The president and the residual hawks in his administration could say, "Look, we tried to do everything they suggested and it's just not working." Presumably Baker, who helped the president steal the election in 2000, thought that his protege was flexible enough to take that route out of the Big Muddy.

It seemed obvious from the beginning that the president was not about to buy into such a scenario. He was still the commander in chief, his spokesman told us. He was still the "decider." The ISG members were repeating, in muted language, the criticism of the "liberals," who are cowards who want to cut and run. His scary behavior at the press conference with Tony Blair, in which he verbally assaulted a British journalist, left no doubt that he was not backing off from his previous views. Jabbing his fingers, shouting, swaggering, smirking, he was fighting off all his enemies. When he feels he is under attack, the president digs in and strikes back.

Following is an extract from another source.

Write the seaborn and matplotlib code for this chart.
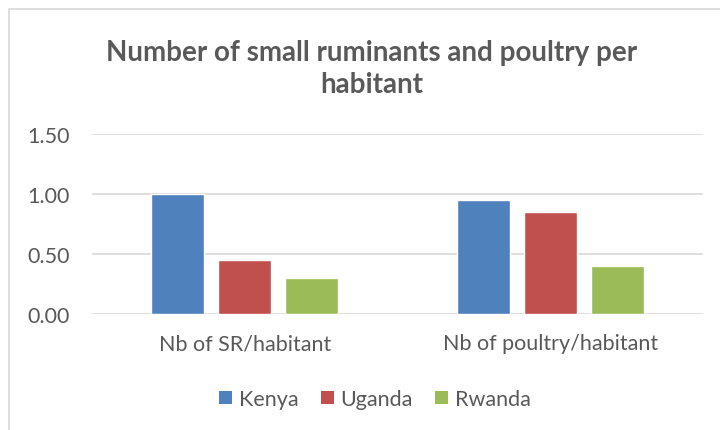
import matplotlib
matplotlib.use("Agg")
import matplotlib.pyplot as plt
import seaborn as sns
import pandas as pd
from matplotlib.patches import Rectangle, Patch

categories = ["Nb of SR/habitant", "Nb of poultry/habitant"]
countries = ["Kenya", "Uganda", "Rwanda"]
kenya = [1.00, 0.95]
uganda = [0.45, 0.85]
rwanda = [0.30, 0.40]
yticks = [0.0, 0.5, 1.0, 1.5]
colors = ["#4F81BD", "#C0504D", "#9BBB59"]

rows = []
for country, vals in zip(countries, [kenya, uganda, rwanda]):
    for cat, v in zip(categories, vals):
        rows.append({"category": cat, "country": country, "value": v})
df = pd.DataFrame(rows)

sns.set_style("white")
plt.rcParams["font.family"] = ["Lato", "DejaVu Sans"]
text_color = "#595959"
grid_color = "#D9D9D9"

fig = plt.figure(figsize=(7.2, 4.31), dpi=100)
ax = fig.add_axes([92/720, 1-315/431, (703-92)/720, (315-135)/431])
sns.barplot(data=df, x="category", y="value", hue="country", order=categories,
            hue_order=countries, palette=colors, width=0.658, gap=0.21,
            ax=ax, legend=False, saturation=1, zorder=3)
ax.set_ylim(0, 1.5)
ax.set_xlim(-0.5, 1.5)
ax.set_yticks(yticks)
ax.set_yticklabels([f"{t:.2f}" for t in yticks])
ax.grid(axis="y", color=grid_color, linewidth=1.2, zorder=0)
ax.set_axisbelow(True)
for s in ax.spines.values():
    s.set_visible(False)
ax.tick_params(axis="both", length=0, labelsize=15.5, labelcolor=text_color)
ax.tick_params(axis="y", pad=16)
ax.tick_params(axis="x", pad=14)
ax.set_xlabel("")
ax.set_ylabel("")

fig.text(372/720, 1-69/431, "Number of small ruminants and poultry per\nhabitant",
         ha="center", va="center", fontsize=20, fontweight="bold",
         color=text_color, linespacing=1.3)

handles = [Patch(facecolor=c, edgecolor="none") for c in colors]
fig.legend(handles, countries, loc="center", bbox_to_anchor=(375/720, 1-400/431),
           ncol=3, frameon=False, fontsize=15.5, labelcolor=text_color,
           handlelength=0.6, handleheight=0.6, handletextpad=0.3, columnspacing=1.05)

fig.patches.append(Rectangle((9/720, -0.1), 1.2, (431-10)/431 + 0.1,
                             transform=fig.transFigure, fill=False,
                             edgecolor=grid_color, linewidth=1.2))

fig.savefig("out.png", dpi=100)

It is late in the day to wonder if the president has the character required of a man who must play his role. Strength for him means single-minded stubbornness and very little else. He does not seem capable of admitting that he has made serious mistakes -- which presidents such as Kennedy, Johnson, Reagan and Clinton were able to do. He is innocent of his father's suave flexibility, to say nothing of the evasiveness of FDR, for whom there was no hole deep enough that he could not slip out. Even if the country and his party and his legacy are deep in the Big Muddy, there is nothing in his personality which permits this president to lead the way out until the mission is accomplished. He will certainly not change his goals merely because the Democrats won a mid-term election.

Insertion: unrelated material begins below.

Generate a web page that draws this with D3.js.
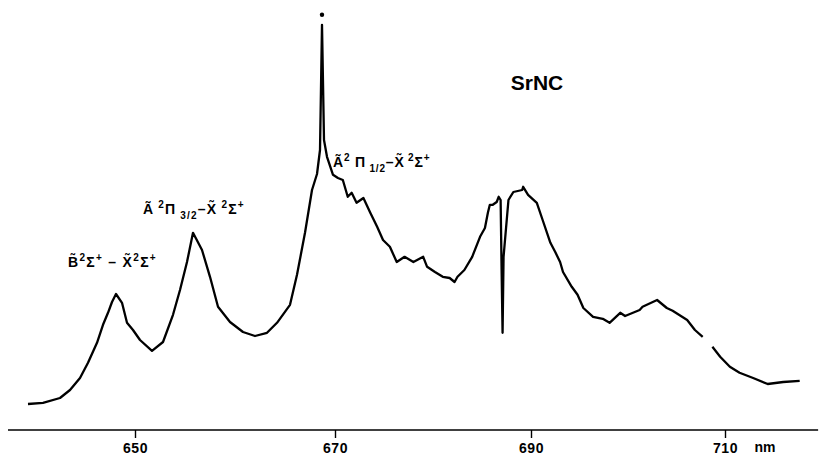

The "new strategy" that he is going to unveil as a Christmas gift to the nation will likely be a spin on the old strategy. He will tell us that he has read all the recommendations and this is what he has decided. This spin might well hearten some of his faithful followers and win him a few points in the polls for awhile, but it will not stop the killing in Iraq.

It will be interesting -- and horrible -- to keep track of how many Americans die in Iraq during 2008.

New York Times columnist Thomas Friedman, who strongly supported the war in 2003, now says that it will take either 10 minutes or 10 years to end the Iraq incursion. One must end it by ending it. Despite the caution and the hopes of the ISG, it will require a different president to grasp that overwhelming truth.